In Julia, the array/builder dichotomy can be eliminated. Every Awkward Array is also a LayoutBuilder: they are appendable with the built-in push! and append! functions.
julia> using AwkwardArray: Index64, ListOffsetArray, PrimitiveArray
julia> array = ListOffsetArray{Index64,PrimitiveArray{Float64}}()
0-element ListOffsetArray{Vector{Int64}, PrimitiveArray{Float64, Vector{Float64}, :default}, :default}
julia> push!(array, [1.1, 2.2, 3.3])
1-element ListOffsetArray{Vector{Int64}, PrimitiveArray{Float64, Vector{Float64}, :default}, :default}:
[1.1, 2.2, 3.3]
julia> push!(array, [4.4])
2-element ListOffsetArray{Vector{Int64}, PrimitiveArray{Float64, Vector{Float64}, :default}, :default}:
[1.1, 2.2, 3.3]
[4.4]
julia> append!(array, [[5.5, 6.6], [7.7, 8.8, 9.9]])
4-element ListOffsetArray{Vector{Int64}, PrimitiveArray{Float64, Vector{Float64}, :default}, :default}:
[1.1, 2.2, 3.3]
[4.4]
[5.5, 6.6]
[7.7, 8.8, 9.9]This is the same type of array that can be iterated over
julia> total = 0.0
0.0
julia> for list in array
for item in list
total += item
end
end
julia> total
49.5converted to and from Julia objects
julia> using AwkwardArray
julia> AwkwardArray.to_vector(array)
4-element Vector{Vector{Float64}}:
[1.1, 2.2, 3.3]
[4.4]
[5.5, 6.6]
[7.7, 8.8, 9.9]
julia> AwkwardArray.from_iter(AwkwardArray.to_vector(array))
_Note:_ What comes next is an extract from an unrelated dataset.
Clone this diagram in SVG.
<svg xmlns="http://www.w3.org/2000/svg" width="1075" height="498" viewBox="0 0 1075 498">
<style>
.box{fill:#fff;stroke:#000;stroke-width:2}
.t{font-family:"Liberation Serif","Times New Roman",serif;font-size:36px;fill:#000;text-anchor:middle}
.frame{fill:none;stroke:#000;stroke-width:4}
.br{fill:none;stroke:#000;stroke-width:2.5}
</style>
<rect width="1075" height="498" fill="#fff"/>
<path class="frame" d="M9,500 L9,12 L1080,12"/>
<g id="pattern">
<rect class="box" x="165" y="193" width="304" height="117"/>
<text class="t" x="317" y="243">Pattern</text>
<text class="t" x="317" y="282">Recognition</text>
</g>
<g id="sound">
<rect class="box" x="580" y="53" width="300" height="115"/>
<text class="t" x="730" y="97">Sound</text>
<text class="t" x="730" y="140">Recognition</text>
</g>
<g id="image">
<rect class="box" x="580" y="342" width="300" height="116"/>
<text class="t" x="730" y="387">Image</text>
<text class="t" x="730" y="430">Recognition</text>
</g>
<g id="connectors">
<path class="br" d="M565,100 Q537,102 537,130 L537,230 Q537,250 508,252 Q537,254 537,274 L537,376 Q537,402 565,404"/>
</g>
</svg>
4-element ListOffsetArray{Vector{Int64}, PrimitiveArray{Float64, Vector{Float64}, :default}, :default}:
[1.1, 2.2, 3.3]
[4.4]
[5.5, 6.6]
[7.7, 8.8, 9.9]and passed to and from Python. Thus, AwkwardArray.jl is the only JIT-compiled Awkward Array backend that can own its own data.
Composability
AwkwardArray.jl accepts any AbstractVector for index and data buffers, so that buffers on GPUs, data with units, etc. can be used in place of the usual Vector type.
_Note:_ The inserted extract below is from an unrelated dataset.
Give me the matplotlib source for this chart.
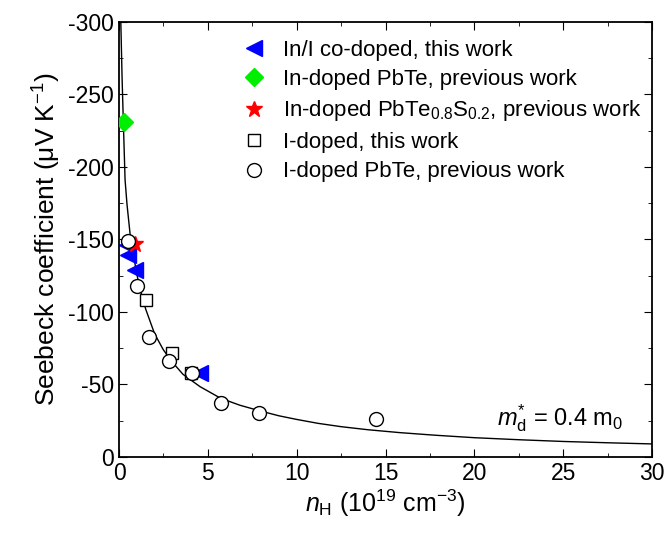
import matplotlib
matplotlib.use("Agg")
from matplotlib import pyplot as plt

plt.rcParams['font.family'] = ['Liberation Sans', 'DejaVu Sans']
plt.rcParams['mathtext.fontset'] = 'custom'
plt.rcParams['mathtext.rm'] = 'Liberation Sans'
plt.rcParams['mathtext.it'] = 'Liberation Sans:italic'
plt.rcParams['axes.unicode_minus'] = False

# In/I co-doped, this work
tri_n = [0.45, 0.49, 0.88, 4.56]
tri_s = [-146, -139, -129, -58]
# In-doped PbTe, previous work
dia_n = [0.28]
dia_s = [-231]
# In-doped PbTe0.8S0.2, previous work
star_n = [0.9]
star_s = [-147]
# I-doped, this work
sq_n = [1.5, 2.98, 4.03]
sq_s = [-108, -72, -58]
# I-doped PbTe, previous work
circ_n = [0.49, 1.0, 1.67, 2.81, 4.12, 5.72, 7.9, 14.46]
circ_s = [-149, -118, -83, -66, -58, -37.4, -30.6, -26.4]

# model curve, m*_d = 0.4 m0
fit_n = [0.10, 0.17, 0.24, 0.34, 0.45, 0.62, 0.86, 1.0, 1.25, 1.5, 2.0, 2.49,
         2.96, 3.6, 4.56, 5.72, 6.8, 7.9, 9.0, 10, 11.2, 12.5, 14.0, 15.8,
         17.8, 20, 22.5, 25, 27.5, 30]
fit_s = [-300, -262, -232, -191, -174, -154, -136, -126, -113, -102, -85, -74,
         -66, -57, -48.5, -40.5, -35.7, -31.9, -28.4, -25.9, -23.2, -20.9, -18.8, -16.8,
         -15.0, -13.3, -11.9, -10.7, -9.8, -9.0]

fig = plt.figure(figsize=(6.71, 5.38), dpi=100)
ax = fig.add_axes([0.1774, 0.1506, 0.7943, 0.8085])

ax.plot(fit_n, fit_s, color='black', lw=1.0, zorder=1)
ax.plot(tri_n, tri_s, ls='none', marker='<', ms=11, color='#0000ff', mec='#0000ff',
        label='In/I co-doped, this work', zorder=2)
ax.plot(dia_n, dia_s, ls='none', marker='D', ms=9, color='#00ee00', mec='#00ee00',
        label='In-doped PbTe, previous work', zorder=3)
ax.plot(star_n, star_s, ls='none', marker='*', ms=12, color='#ff0000', mec='#ff0000',
        label='In-doped PbTe$_{0.8}$S$_{0.2}$, previous work', zorder=4)
ax.plot(sq_n, sq_s, ls='none', marker='s', ms=9, mfc='white', mec='black', mew=1.0,
        label='I-doped, this work', zorder=5)
ax.plot(circ_n, circ_s, ls='none', marker='o', ms=10, mfc='white', mec='black', mew=1.0,
        label='I-doped PbTe, previous work', zorder=6)

ax.set_xlim(0, 30)
ax.set_ylim(0, -300)
ax.set_xticks([0, 5, 10, 15, 20, 25, 30])
ax.set_xticks([2.5, 7.5, 12.5, 17.5, 22.5, 27.5], minor=True)
ax.set_yticks([0, -50, -100, -150, -200, -250, -300])
ax.set_yticks([-25, -75, -125, -175, -225, -275], minor=True)
ax.tick_params(which='both', direction='in', top=True, right=True, labelsize=16.5)
ax.tick_params(which='major', length=6)
ax.tick_params(which='minor', length=3)
for s in ax.spines.values():
    s.set_linewidth(1.3)

ax.set_xlabel(r'$n_{\mathrm{H}}$ (10$^{19}$ cm$^{-3}$)', fontsize=18, labelpad=2)
ax.set_ylabel(r'Seebeck coefficient ($\mathrm{\mu}$V K$^{-1}$)', fontsize=19, labelpad=4)

ax.text(21.3, -27, r'$m^{*}_{\mathrm{d}}$ = 0.4 m$_{0}$', fontsize=17, ha='left', va='center')

ax.legend(loc='upper left', bbox_to_anchor=(0.212, 0.98), frameon=False, fontsize=16,
          handlelength=1.2, handletextpad=0.7, labelspacing=0.38, borderaxespad=0)

fig.savefig('out.png', dpi=100)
None of AwkwardArray.jl's algorithms assume that these buffers are 1-indexed, so even OffsetArrays.jl could be used as buffers. This is also important because the data in the index buffers are 0-indexed, so that they can be zero-copy exchanged with Python.
Array layout classes
In Python, we make a distinction between high-level ak.Array (for data analysts) and low-level Content memory layouts (for downstream developers). In Julia, it's more advantageous to expose the concrete type details to all users, particularly for defining functions with multiple dispatch. Thus, there is no ak.Array equivalent.
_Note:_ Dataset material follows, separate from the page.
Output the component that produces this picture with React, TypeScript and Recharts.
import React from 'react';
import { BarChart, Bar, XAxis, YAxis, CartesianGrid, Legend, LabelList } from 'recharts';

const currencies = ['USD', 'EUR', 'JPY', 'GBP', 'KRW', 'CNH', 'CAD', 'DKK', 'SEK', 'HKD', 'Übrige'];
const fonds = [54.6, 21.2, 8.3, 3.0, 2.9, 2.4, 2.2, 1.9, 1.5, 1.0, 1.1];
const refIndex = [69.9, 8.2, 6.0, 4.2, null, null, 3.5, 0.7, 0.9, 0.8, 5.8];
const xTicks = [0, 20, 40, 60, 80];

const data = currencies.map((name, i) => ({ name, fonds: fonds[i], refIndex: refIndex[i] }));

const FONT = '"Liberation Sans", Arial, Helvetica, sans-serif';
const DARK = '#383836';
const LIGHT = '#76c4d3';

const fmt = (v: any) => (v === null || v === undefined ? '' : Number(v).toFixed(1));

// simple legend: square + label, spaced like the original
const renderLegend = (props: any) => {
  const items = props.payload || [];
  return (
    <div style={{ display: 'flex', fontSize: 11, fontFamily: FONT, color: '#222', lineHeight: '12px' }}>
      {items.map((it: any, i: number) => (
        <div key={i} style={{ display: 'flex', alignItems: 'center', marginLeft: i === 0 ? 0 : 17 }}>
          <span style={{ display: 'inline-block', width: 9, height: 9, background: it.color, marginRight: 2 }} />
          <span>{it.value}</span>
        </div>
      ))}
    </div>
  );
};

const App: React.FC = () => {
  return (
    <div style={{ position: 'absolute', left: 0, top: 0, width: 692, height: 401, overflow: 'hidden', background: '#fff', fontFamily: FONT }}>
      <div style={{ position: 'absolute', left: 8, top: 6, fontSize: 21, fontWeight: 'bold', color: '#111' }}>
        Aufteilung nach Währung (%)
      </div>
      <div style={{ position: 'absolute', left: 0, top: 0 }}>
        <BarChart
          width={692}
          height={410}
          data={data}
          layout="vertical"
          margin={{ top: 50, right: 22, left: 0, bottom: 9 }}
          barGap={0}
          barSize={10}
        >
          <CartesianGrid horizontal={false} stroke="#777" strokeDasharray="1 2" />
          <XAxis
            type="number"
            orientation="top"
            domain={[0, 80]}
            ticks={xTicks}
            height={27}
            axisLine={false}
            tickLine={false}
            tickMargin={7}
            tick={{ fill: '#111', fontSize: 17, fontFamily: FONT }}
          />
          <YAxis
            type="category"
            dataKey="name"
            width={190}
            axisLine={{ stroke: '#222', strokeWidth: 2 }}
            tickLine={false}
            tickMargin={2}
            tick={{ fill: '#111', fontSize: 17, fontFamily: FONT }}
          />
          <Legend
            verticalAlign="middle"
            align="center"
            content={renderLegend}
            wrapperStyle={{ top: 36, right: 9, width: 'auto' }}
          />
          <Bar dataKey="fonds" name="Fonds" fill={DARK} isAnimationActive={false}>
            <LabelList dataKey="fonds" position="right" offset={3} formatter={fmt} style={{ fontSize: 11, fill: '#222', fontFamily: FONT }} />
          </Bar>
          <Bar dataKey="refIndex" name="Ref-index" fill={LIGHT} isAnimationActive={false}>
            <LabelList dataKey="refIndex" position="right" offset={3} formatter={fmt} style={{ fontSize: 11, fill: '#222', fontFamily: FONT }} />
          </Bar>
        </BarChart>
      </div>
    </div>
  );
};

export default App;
The layout classes (subclasses of AwkwardArray.Content) are:
| Julia class | corresponding Python | corresponding Arrow | description |
|---|---|---|---|
| PrimitiveArray | NumpyArray | primitive | one-dimensional array of booleans, numbers, date-times, or time-differences |
| EmptyArray | EmptyArray | (none) | length-zero array with unknown type (usually derived from untyped sources) |
| ListOffsetArray | ListOffsetArray | list | variable-length lists defined by an index of offsets |
| ListArray | ListArray | (none) | variable-length lists defined by more general starts and stops indexes |
| RegularArray | RegularArray | fixed-size | lists of uniform size |
| RecordArray | RecordArray with fields | struct | struct-like records with named fields of different types |
| TupleArray | RecordArray with fields=None | (none) | tuples of unnamed fields of different types |
| IndexedArray | IndexedArray | dictionary | data that are lazily filtered, duplicated, and/or rearranged by an integer index |
| IndexedOptionArray | IndexedOptionArray | (none) | same but negative values in the index correspond to Missing values |
| ByteMaskedArray | ByteMaskedArray | (none) | possibly-missing data, defined by a byte mask |
BitMaskedArray (only lsb_order = true) | BitMaskedArray | bitmaps | same, defined by a BitVector |
| UnmaskedArray | UnmaskedArray | same | in-principle missing data, but none are actually missing so no mask |
| UnionArray | UnionArray | dense union | data of different types in the same array |
Any node in the data-type tree can carry Dict{String,Any} metadata as parameters, as well as a behavior::Symbol that can be used to define specialized behaviors. For instance, arrays of strings (constructed with StringOffsetArray, StringArray, or StringRegularArray) are defined by behavior = :string (instead of behavior = :default).
julia> using AwkwardArray: StringOffsetArray
julia> array = StringOffsetArray()
0-element ListOffsetArray{Vector{Int64}, PrimitiveArray{UInt8, Vector{UInt8}, :char}, :string}
julia> append!(array, ["one", "two", "three", "four", "five"])
5-element ListOffsetArray{Vector{Int64}, PrimitiveArray{UInt8, Vector{UInt8}, :char}, :string}:
"one"
"two"
"three"
"four"
"five"
julia> array[3]
"three"
julia> typeof(array[3])
StringMost applications of behavior apply to RecordArrays (e.g. Vector in Python).